Consider the video above. The children’s innocent reactions to this strange object – a Walkman – are perfectly understandable; the incredulous adults betray a potent anxiety that lingers behind their smiles. After all, these children may not know how a Walkman works but they remain “digital natives”, always-already at home with technologies that baffle their elders.

One of the adults shares a telling anecdote in this regard, adding that his daughter recently went on his laptop and started jabbing at the screen, thinking it was touch-sensitive. “She is too used to her tablet”, he laughs, shaking his head with an obligatory and knowingly-clichéd “kids these days!

But this clip was first uploaded online six years ago. At the time of writing, the screen of the laptop I am writing on is touch-sensitive.

Can we go so far as to argue that the contemporary intuitions of children predict the future? To watch them mocked, no matter how gently, is to see the joke backfire. A child’s lack of imagination with regards to the past comes full circle as adults find themselves just as incapable of imagining the possibilities of the present. In this sense, Bonnet’s description of a child’s terror and uncertainty when faced with a “new” aesthetic experience is just as applicable to the adults themselves, who are today routinely confronted with rapidly accelerating technological experiences that they can barely keep up with.
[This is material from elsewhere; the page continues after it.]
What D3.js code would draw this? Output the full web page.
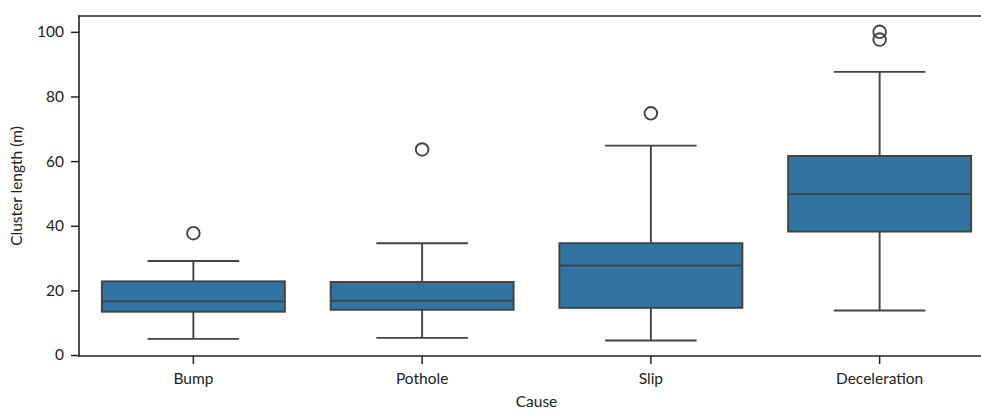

Keeping Up with Hauntology (Part 2)

An interesting comment from Padraig on the recent hauntology post:

Though it is worthwhile pointing out, I’m not so sure that the central issue here is just that of the class envy & resentment of the negatively disavowing, of the reductively class unconscious, but you are certainly right to draw attention once again to the hegemonic appeal of the revenant of patriarchy in a post-patriarchal culture (most Hollywood movies are fundamentally fantasies of patriarchal restoration, from all of Spielberg’s movies to Nolan films — even a film that Mark positively reviewed, Nolan’s Batman Begins, was a disturbingly reactionary fantasy of a return to an impossible patriarchal capitalism).
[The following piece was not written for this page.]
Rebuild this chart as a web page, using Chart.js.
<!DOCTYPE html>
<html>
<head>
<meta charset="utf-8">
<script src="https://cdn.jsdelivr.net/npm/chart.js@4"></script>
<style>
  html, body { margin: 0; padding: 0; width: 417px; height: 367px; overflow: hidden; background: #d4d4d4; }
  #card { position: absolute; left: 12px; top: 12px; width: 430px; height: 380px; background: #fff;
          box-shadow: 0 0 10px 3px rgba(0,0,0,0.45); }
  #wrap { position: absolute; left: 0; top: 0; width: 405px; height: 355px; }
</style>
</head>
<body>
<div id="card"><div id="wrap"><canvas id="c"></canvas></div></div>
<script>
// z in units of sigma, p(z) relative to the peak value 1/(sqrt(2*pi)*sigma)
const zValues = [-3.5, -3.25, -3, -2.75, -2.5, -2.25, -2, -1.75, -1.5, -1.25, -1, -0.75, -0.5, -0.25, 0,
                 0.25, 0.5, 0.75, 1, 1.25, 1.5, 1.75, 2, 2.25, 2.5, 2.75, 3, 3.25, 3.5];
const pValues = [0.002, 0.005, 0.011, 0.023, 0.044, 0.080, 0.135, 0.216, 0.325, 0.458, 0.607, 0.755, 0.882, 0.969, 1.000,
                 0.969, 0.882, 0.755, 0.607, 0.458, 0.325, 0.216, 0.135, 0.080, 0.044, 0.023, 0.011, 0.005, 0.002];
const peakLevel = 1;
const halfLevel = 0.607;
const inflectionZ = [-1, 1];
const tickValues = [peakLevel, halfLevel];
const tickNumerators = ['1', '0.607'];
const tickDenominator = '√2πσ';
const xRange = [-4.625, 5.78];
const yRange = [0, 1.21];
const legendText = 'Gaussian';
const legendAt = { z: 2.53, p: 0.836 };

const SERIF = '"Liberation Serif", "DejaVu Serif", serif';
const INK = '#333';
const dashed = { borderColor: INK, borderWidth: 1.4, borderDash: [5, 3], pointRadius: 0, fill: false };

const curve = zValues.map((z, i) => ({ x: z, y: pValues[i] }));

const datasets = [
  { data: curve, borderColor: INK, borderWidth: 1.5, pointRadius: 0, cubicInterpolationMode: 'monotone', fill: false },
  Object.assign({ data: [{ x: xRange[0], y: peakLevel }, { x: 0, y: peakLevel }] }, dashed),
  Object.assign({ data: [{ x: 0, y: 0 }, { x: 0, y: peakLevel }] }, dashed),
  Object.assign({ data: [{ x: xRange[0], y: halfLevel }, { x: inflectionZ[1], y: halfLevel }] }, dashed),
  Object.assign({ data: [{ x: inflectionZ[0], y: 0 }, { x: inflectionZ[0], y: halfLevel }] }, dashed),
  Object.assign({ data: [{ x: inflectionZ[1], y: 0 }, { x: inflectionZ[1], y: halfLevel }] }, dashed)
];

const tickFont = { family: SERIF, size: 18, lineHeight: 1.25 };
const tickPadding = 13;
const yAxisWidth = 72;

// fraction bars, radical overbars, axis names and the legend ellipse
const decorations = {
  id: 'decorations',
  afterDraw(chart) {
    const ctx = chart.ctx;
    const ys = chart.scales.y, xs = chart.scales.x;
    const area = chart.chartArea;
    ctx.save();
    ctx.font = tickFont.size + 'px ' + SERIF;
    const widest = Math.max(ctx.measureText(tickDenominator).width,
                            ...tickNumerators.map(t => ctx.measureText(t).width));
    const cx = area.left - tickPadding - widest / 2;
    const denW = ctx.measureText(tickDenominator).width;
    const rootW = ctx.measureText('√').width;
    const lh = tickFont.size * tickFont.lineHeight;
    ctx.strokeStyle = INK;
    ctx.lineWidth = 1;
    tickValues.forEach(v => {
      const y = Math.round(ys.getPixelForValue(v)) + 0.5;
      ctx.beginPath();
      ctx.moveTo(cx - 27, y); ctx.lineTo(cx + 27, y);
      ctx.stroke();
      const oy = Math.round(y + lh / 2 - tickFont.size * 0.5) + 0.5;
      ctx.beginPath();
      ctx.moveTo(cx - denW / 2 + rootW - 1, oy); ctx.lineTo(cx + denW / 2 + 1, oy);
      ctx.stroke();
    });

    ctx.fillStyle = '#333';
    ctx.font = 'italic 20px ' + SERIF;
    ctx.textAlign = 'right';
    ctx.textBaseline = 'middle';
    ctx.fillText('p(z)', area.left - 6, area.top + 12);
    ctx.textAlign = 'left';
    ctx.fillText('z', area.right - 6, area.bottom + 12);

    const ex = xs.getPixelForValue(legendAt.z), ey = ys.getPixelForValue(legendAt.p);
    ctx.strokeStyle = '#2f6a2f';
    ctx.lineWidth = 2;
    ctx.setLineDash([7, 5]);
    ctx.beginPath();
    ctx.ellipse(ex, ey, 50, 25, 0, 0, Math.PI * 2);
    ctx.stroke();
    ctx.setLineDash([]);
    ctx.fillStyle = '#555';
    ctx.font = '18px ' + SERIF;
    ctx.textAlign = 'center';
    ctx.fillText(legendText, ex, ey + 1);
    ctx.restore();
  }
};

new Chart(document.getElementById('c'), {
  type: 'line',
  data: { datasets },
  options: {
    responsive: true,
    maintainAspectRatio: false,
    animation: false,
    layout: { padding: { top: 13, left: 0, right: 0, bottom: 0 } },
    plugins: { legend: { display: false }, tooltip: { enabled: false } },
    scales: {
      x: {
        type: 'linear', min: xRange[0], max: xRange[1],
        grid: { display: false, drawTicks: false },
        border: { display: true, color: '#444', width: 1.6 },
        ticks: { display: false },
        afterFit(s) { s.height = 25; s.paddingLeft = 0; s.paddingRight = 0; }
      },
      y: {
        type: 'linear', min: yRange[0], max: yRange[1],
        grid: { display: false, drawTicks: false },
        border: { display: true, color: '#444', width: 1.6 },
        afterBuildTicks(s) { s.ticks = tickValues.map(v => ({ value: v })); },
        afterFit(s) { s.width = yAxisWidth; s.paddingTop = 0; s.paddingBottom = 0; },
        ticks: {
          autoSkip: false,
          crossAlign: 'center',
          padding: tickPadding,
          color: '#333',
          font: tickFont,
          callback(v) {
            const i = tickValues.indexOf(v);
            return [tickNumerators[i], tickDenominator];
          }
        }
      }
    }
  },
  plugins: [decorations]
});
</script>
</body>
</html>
Rather, it is that the current fetishisation of holography (which has been around since the 1970s, just as 3D film has been around since the early 1950s) is another instance of Jameson’s cultural logic of late capitalism, of the obliteration of all sense of history, the fact that such holograms (even if they are a spectral trace of a departed relative) are now just vacuous ‘special effects’. Indeed, Mark wrote about this in a blog post when he was critiquing Jackson’s execrable, instantly forgettable remake of King Kong:

“In King Kong, FX have replaced history. Or rather, ‘history’ — now flattened out into a series of period signifiers — has itself become a kind of special effect. (Technology substitutes not only for history but for culture, too; in 2005, technological progress is the only faith that remains to us.) Even if the simulation were note-perfect accurate, History, in the Marxist sense of struggle, antagonism and contingency, would still be photoshopped out. The Depression is a stage-set, an inexplicable backdrop. This a museum without History, the Past as Experience, Theme Park…”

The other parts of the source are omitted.